THE TENDERNESS OF THE WOLVES is a very impolitic film, one that I doubt could be made now. Jack Babuscio began his review in Gay News (Gay News No 06, June 3-16th, 1976) by asking: ‘Ulli Lommel’s TENDERNESS OF THE WOLVES (1973) is a film that will certainly set the blood of many Screen Gay readers boiling. Does this mean you?’ (See below and thanks to Andrew Moore for the images).

A creepy gay man luring adolescent runaways to his home with promises of money and employment, then having his way with them (in this film before or after he kills them, with their naked bodies splayed out) must have fed into all kinds of prejudices of homosexual men as predatory paedophiles. It’s a film that would have been a gift to people like Anita Bryant had she been aware of it then. And I wonder to what extent Fassbinder, Lommell or Raab took this into account or whether the social impact of any of these particular narratives and representations on already vulnerable queer communities still living under the repressive Paragraph is something that would have entered their minds. Was it freedom or thoughtlessness?
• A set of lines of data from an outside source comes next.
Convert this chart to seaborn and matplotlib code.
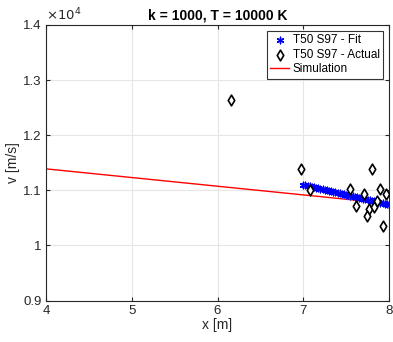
import numpy as np
import pandas as pd
import matplotlib
matplotlib.use("Agg")
import matplotlib.pyplot as plt
import seaborn as sns

# Data
fit_x = [7.000, 7.025, 7.050, 7.075, 7.100, 7.125, 7.150, 7.175, 7.200, 7.225,
         7.250, 7.275, 7.300, 7.325, 7.350, 7.375, 7.400, 7.425, 7.450, 7.475,
         7.500, 7.525, 7.550, 7.575, 7.600, 7.625, 7.650, 7.675, 7.700, 7.725,
         7.750, 7.775, 7.800, 7.825, 7.850, 7.875, 7.900, 7.925, 7.950, 7.975, 8.000]
fit_v = [11100, 11091, 11082, 11073, 11064, 11055, 11046, 11037, 11028, 11019,
         11010, 11001, 10992, 10983, 10974, 10965, 10956, 10947, 10938, 10929,
         10920, 10911, 10902, 10893, 10884, 10875, 10866, 10857, 10848, 10839,
         10830, 10821, 10812, 10803, 10794, 10785, 10776, 10767, 10758, 10749, 10740]
act_x = [6.16, 6.97, 7.08, 7.54, 7.80, 7.62, 7.71, 7.89, 7.96, 7.86, 7.77, 7.74, 7.83, 7.93]
act_v = [12640, 11390, 11010, 11020, 11380, 10710, 10930, 11030, 10940, 10800, 10670, 10540, 10700, 10350]
sim_x = [4.0, 8.0]
sim_v = [11390, 10760]

plt.rcParams['font.family'] = ['Liberation Sans', 'DejaVu Sans']
fig = plt.figure(figsize=(3.93, 3.42), dpi=100)
ax = fig.add_axes([0.117, 0.121, 0.873, 0.806])

df_fit = pd.DataFrame({'x': fit_x, 'v': fit_v})
df_act = pd.DataFrame({'x': act_x, 'v': act_v})
df_sim = pd.DataFrame({'x': sim_x, 'v': sim_v})

sns.scatterplot(data=df_fit, x='x', y='v', ax=ax, marker=(6, 2, 0), s=22,
                color='#0000ff', edgecolor='#0000ff', linewidth=1.0,
                label='T50 S97 - Fit', zorder=3)
sns.scatterplot(data=df_act, x='x', y='v', ax=ax, marker='d', s=30,
                facecolor='white', edgecolor='black', linewidth=1.2,
                label='T50 S97 - Actual', zorder=4)
sns.lineplot(data=df_sim, x='x', y='v', ax=ax, color='#ff0000', linewidth=1.0,
             label='Simulation', zorder=2)

ax.set_xlim(4, 8)
ax.set_ylim(9000, 14000)
ax.set_xticks([4, 5, 6, 7, 8])
ax.set_xticklabels(['4', '5', '6', '7', '8'])
yt = [9000, 10000, 11000, 12000, 13000, 14000]
ax.set_yticks(yt)
ax.set_yticklabels(['0.9', '1', '1.1', '1.2', '1.3', '1.4'])
ax.grid(True, color='#e6e6e6', linewidth=0.8)
ax.set_axisbelow(True)
ax.tick_params(direction='in', length=3, labelsize=9.5, colors='#262626', top=True, right=True, pad=3)
for sp in ax.spines.values():
    sp.set_color('#262626')
    sp.set_linewidth(0.8)
ax.set_xlabel('x [m]', fontsize=10, color='#262626', labelpad=1)
ax.set_ylabel('v [m/s]', fontsize=10, color='#262626', labelpad=2)
ax.set_title('k = 1000, T = 10000 K', fontsize=10, fontweight='bold', pad=4)
ax.text(0.0, 1.005, r'$\times10^4$', transform=ax.transAxes, fontsize=9.5,
        color='#262626', ha='left', va='bottom')

leg = ax.legend(loc='upper right', fontsize=8.5, frameon=True, fancybox=False,
                borderpad=0.3, labelspacing=0.2, handlelength=1.6, handletextpad=0.3,
                borderaxespad=0.5)
leg.get_frame().set_edgecolor('black')
leg.get_frame().set_linewidth(0.8)

fig.savefig('out.png', dpi=100)
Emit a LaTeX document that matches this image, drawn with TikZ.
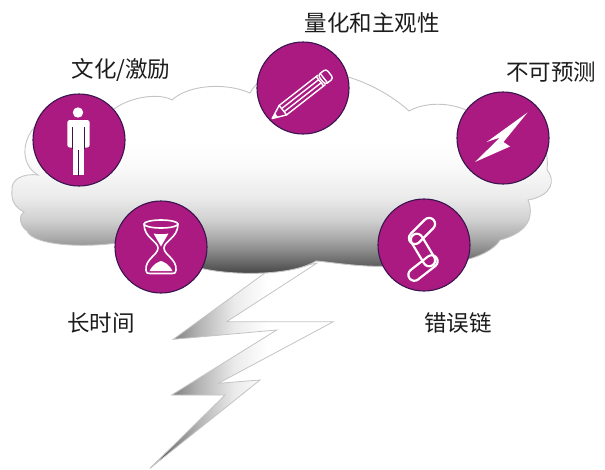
\documentclass[tikz,border=0pt]{standalone}
\usepackage{fontspec}
\newfontfamily\cjk{Noto Sans CJK SC}
\usetikzlibrary{calc}

\definecolor{badge}{RGB}{170,26,128}
\definecolor{badgeedge}{RGB}{58,20,78}
\definecolor{rim}{RGB}{196,196,196}
\definecolor{ink}{RGB}{28,28,28}

% storm cloud: white on top, darkening towards the base
\pgfdeclareverticalshading{cloudshade}{100bp}{color(0bp)=(black!75); color(25bp)=(black!75); color(27bp)=(black!65); color(29bp)=(black!55); color(31bp)=(black!45); color(34bp)=(black!32); color(38bp)=(black!18); color(43bp)=(black!8); color(50bp)=(black!2); color(56bp)=(white); color(100bp)=(white)}
% lightning strike: dark at the left tips, white on the right
\pgfdeclarehorizontalshading{boltshade}{100bp}{color(0bp)=(black!90); color(25bp)=(black!90); color(31bp)=(black!50); color(38bp)=(black!30); color(48bp)=(black!8); color(57bp)=(white); color(100bp)=(white)}

\tikzset{
  badge/.style={circle, fill=badge, draw=badgeedge, line width=1.1pt, minimum size=92pt, inner sep=0pt},
  icon/.style={draw=white, line width=1.4pt, line join=round, line cap=round},
  link/.style={icon, line width=2.2pt, rounded corners=6pt},
  lbl/.style={text=ink, font=\cjk\fontsize{22.5}{22.5}\selectfont, inner sep=0pt},
}

\begin{document}
\begin{tikzpicture}[x=1pt, y=-1pt]
\path[use as bounding box] (0,0) rectangle (605,469);

% lightning strike below the cloud
\path[shading=boltshade, draw=rim, line width=0.8pt, line join=miter]
  (266.7,271.7) -- (173.3,339.3) -- (276.7,330) -- (171.7,395) -- (225,395)
  -- (150,468.3) -- (260,380) -- (218.3,383.3) -- (333.3,321.7)
  -- (226.7,321.7) -- (316.7,263.3) -- cycle;

% cloud
\path[shading=cloudshade, draw=rim, line width=0.9pt]
  (12,190)
  .. controls (11,180) and (22,173) .. (38,175)
  .. controls (20,165) and (18,135) .. (48,115)
  .. controls (65,98) and (95,98) .. (114,109)
  .. controls (132,96) and (160,93) .. (172,100)
  .. controls (188,85) and (225,82) .. (250,93)
  .. controls (268,60) and (330,58) .. (348,77)
  .. controls (372,84) and (395,98) .. (409,111)
  .. controls (425,102) and (450,102) .. (468,111)
  .. controls (505,100) and (552,125) .. (547,170)
  .. controls (556,180) and (552,196) .. (528,200)
  .. controls (534,215) and (530,232) .. (500,240)
  .. controls (488,260) and (440,268) .. (400,266)
  .. controls (360,268) and (332,262) .. (316,261)
  .. controls (292,276) and (232,276) .. (200,268)
  .. controls (170,262) and (135,250) .. (117,243)
  .. controls (80,248) and (33,245) .. (27,231)
  .. controls (20,226) and (18,216) .. (24,212)
  .. controls (14,207) and (11,199) .. (12,190) -- cycle;

% badges
\node[badge] (culture) at (79,140) {};
\node[badge] (quant)   at (303,88) {};
\node[badge] (unpred)  at (503,138) {};
\node[badge] (time)    at (161,247) {};
\node[badge] (chain)   at (424,245) {};

% person
\fill[white] (78,112.5) circle (5.2);
\fill[white, rounded corners=2.5pt] (67.3,120) rectangle (89.7,147.5);
\fill[white] (73.3,145) rectangle (84.3,174.5);
\draw[badge, line width=1.1pt] (72.6,127) -- (72.6,148.5) (84.4,127) -- (84.4,148.5) (78.8,150) -- (78.8,175.5);

% pencil
\begin{scope}[rotate around={38:(301,96)}]
  \draw[icon] (264.5,96) -- (278,90) -- (278,102) -- cycle;
  \fill[white] (264.5,96) -- (270,93.6) -- (270,98.4) -- cycle;
  \draw[icon] (278,90) -- (327,90) (278,102) -- (327,102)
              (278,94) -- (325,94) (278,98) -- (325,98)
              (325,90) -- (325,102);
  \draw[icon, rounded corners=3pt] (327,90) -- (337.5,90) -- (337.5,102) -- (327,102) -- cycle;
  \draw[icon] (330,90) -- (330,102);
\end{scope}

% flash
\fill[white] (527.5,112.5) -- (486.7,142) -- (500,137.5) -- (475,162)
  -- (510,146.5) -- (503.5,142) -- cycle;

% hourglass
\draw[icon, line width=1.6pt] (161,224) ellipse (17 and 4);
\draw[icon, line width=1.6pt]
  (144,224) .. controls (144,238) and (158,241) .. (158,248)
  .. controls (158,255) and (145,259) .. (146,270)
  .. controls (146,273) and (147,273.5) .. (150,273.5) -- (172,273.5)
  .. controls (175,273.5) and (176,273) .. (176,270)
  .. controls (177,259) and (164,255) .. (164,248)
  .. controls (164,241) and (178,238) .. (178,224);
\fill[white] (153.5,233.5) .. controls (158,234.5) and (164,234.5) .. (168.5,233.5)
  -- (161,246.5) -- cycle;
\fill[white] (149.5,271) .. controls (153,264) and (158,262) .. (161,261)
  .. controls (164,262) and (169,264) .. (172.5,271) -- cycle;

% chain links
\draw[link, rotate around={45:(422,231)}]  (406,225) rectangle (438,237);
\draw[link, rotate around={-59:(423,250)}] (405,244) rectangle (441,256);
\draw[link, rotate around={38:(423,268)}]  (406,262) rectangle (440,274);

% labels
\node[lbl] (t1) at (121,70)  {文化/激励};
\node[lbl] (t2) at (372,23)  {量化和主观性};
\node[lbl] (t3) at (551,72)  {不可预测};
\node[lbl] (t4) at (101,323) {长时间};
\node[lbl] (t5) at (458,323) {错误链};
\end{tikzpicture}
\end{document}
Frank Noack tells me that, ‘TENDERNESS OF THE WOLVES was attacked in West Germany, by gay activists and gay-friendly straight reviewers, for its sinister portrayal of the gay world, but Fassbinder couldn’t care less. His point, more explicit in PETRA VON KANT and FOX AND HIS FRIENDS, was that gays and lesbians exploit one another as much as straight people do. Neither Fassbinder nor Raab, who has written a deliciously lurid tell-all book right after the maestro’s death, expressed any interest in or sympathy for the gay movement. Because of its explicit male nudity, the film nevertheless won a gay cult following’.

The film’s perspective is that an oppressive world creates its own monsters. Raab’s character (Fritz Haarmann) is arrested by the police under paragraph 175 and made to be a police informant. But his compulsion for young male flesh is his own. I suppose the achievement of this handsome-looking film (Jürgen Jürges first job as dop, deploying a whole arsenal of expressionist devices) is in so well evoking a particular underworld of petty criminals, cheap taverns, dark railways, and dangerous attic flats; in shocking and frightening like a good horror film should, and in arousing sympathy for a queer serial killer.

I suspect Raab’s appearance here had a role in inspiring the skin-head look that would become so prevalent a decade later in London and Berlin.

From the handsomely produced Arrow Box Set of Fassbinder films (vol 1.) chock-a-block with great extras, including interviews with the director, actors, cinematographer.